Ich hab ein paar Jahre lang in der Drogenhilfe gearbeitet und kann sagen, dass so gut wie alle, die zum Heroin ballern vorbei gekommen sind, Missbrauchs- und Gewalterfahrungen hinter sich hatten. Nicht alle. Aber die allermeisten.

>Schon wieder Statistiken. Meine Erfahung ist meine Erfahrung.

Ist in Ordnung. Finde das Wort "Nazikomplex" btw. aber echt schwierig. Was soll das sein?

>Tue ich auch nicht. Mir geht es nur darum aufzuzeigen das es nur Menschen gibt. Gute, schlechte und alles dazwischen. Was es nicht gibt sind böse weiße und der Rest ist gut.

Jo. Aber s. o. Ein prügelnder, alkoholkranker Vater, der jahrelange Diskriminierung auf dem Arbeitsmarkt hinter sich hat (plakativ!), wirkt sich nun mal auf die Sozialisation seiner Kinder aus. Und der kann auch weiß sein, klaro.

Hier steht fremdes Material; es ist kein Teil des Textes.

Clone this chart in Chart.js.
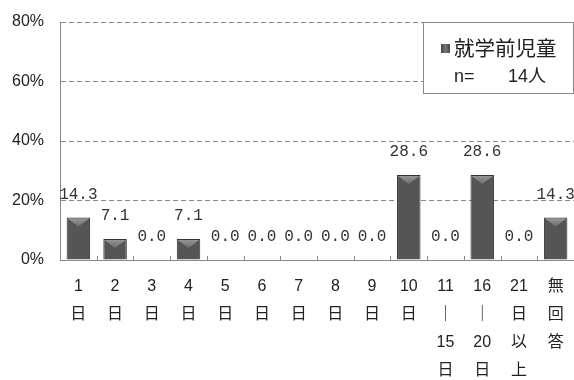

Wenn ich sehe, dass auf meine Eltern herabgeblickt wird, weil sie vielleicht für die städt. Müllabfuhr schaffen (einer der wichtigsten Jobs btw.!?), wenn mich Lehrkräfte scheiße behandeln, weil ich einen "schwer auszusprechenden" Nachnamen habe (mit allen Klischees die dazugehören), dann versuche ich mir evtl. Anerkennung im öffentlichen Raum zu schaffen, in dem ich Plätze besetze und "für mich" reklamiere (aktuell: die Freibad-Diskussion), und im schlimmsten Fall erfahre ich Selbstwirksamkeit nur über Gewaltanwendung. So als Erklärungsversuch (!)..

>und Statistik ist das Problem einer jeden Diskussion. Es ist ganz egal von wem es mehr gibt. Jeder Mensch ist für sich selbst zu beurteilen. Keine Rasse, Gruppe, Land hastdunichtgesehen.

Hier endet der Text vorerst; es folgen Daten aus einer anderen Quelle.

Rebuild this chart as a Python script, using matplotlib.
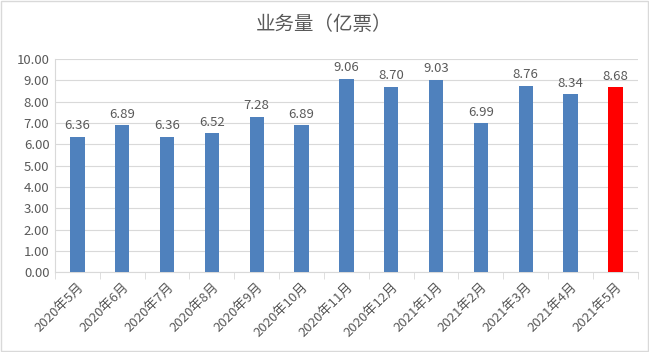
import numpy as np
import matplotlib.pyplot as plt
from matplotlib.patches import Rectangle

plt.rcParams['font.family'] = ['Noto Sans CJK SC', 'DejaVu Sans']

months = ['2020年5月', '2020年6月', '2020年7月', '2020年8月', '2020年9月', '2020年10月',
          '2020年11月', '2020年12月', '2021年1月', '2021年2月', '2021年3月', '2021年4月',
          '2021年5月']
volume = [6.36, 6.89, 6.36, 6.52, 7.28, 6.89, 9.06, 8.70, 9.03, 6.99, 8.76, 8.34, 8.68]

txt = '#595959'
colors = ['#4F81BD'] * (len(months) - 1) + ['#FF0000']

fig = plt.figure(figsize=(6.49, 3.52), dpi=100)
ax = fig.add_axes([0.0847, 0.227, 0.898, 0.605])
fig.patches.append(Rectangle((0.002, 0.003), 0.996, 0.994, transform=fig.transFigure,
                             fill=False, edgecolor='#D9D9D9', linewidth=1))

x = np.arange(len(months))
ax.bar(x, volume, width=0.32, color=colors, zorder=3)
for xi, v in zip(x, volume):
    ax.text(xi, v + 0.22, f'{v:.2f}', ha='center', va='bottom', fontsize=9.5, color=txt)

ax.set_xlim(-0.5, len(months) - 0.5)
ax.set_ylim(0, 10)
ax.set_yticks(np.arange(0, 10.01, 1))
ax.set_yticklabels([f'{t:.2f}' for t in np.arange(0, 10.01, 1)], fontsize=9.5, color=txt)
ax.yaxis.grid(True, color='#D9D9D9', linewidth=0.8, zorder=0)
ax.tick_params(axis='y', length=0, pad=4)

ax.set_xticks(x)
ax.set_xticklabels(months, rotation=45, ha='right', rotation_mode='anchor', fontsize=9.5, color=txt)
ax.set_xticks(np.arange(-0.5, len(months), 1), minor=True)
ax.tick_params(axis='x', which='major', length=0, pad=6)
ax.tick_params(axis='x', which='minor', length=5, color='#D9D9D9')

for s in ['top', 'right']:
    ax.spines[s].set_visible(False)
for s in ['left', 'bottom']:
    ax.spines[s].set_color('#D9D9D9')

fig.text(0.5, 0.93, '业务量（亿票）', ha='center', va='center', fontsize=14, color=txt)

fig.savefig('out.png', dpi=100)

Denk ich nicht. V. a. in der Diskussion nicht. Wir haben doch allgemein diskutiert. Es ist nun mal so, dass manche Menschen wesentlich mehr Chancen im Leben haben als andere. Und im Jahr 2019 sind es weiße, nichtbehinderte, heterosexuelle Männer mit Universitätsabschluss (der nicht irgendwo herkommt, s. o.). Und das hat u. a. was mit Rassismus zu tun.

Passend dazu:

[https://www.handelsblatt.com/politik/deutschland/vermoegensverteilung-iwf-macht-familienunternehmen-fuer-ungleichheit-in-deutschland-verantwortlich/24578328.html?ticket=ST-3742074-EPGesvgWzehJxb5NrpjX-ap2]

Da kann dir halt einfach nix mehr passieren. Handelsblatt und IWF sind so gar nicht Sozialismus-verdächtig.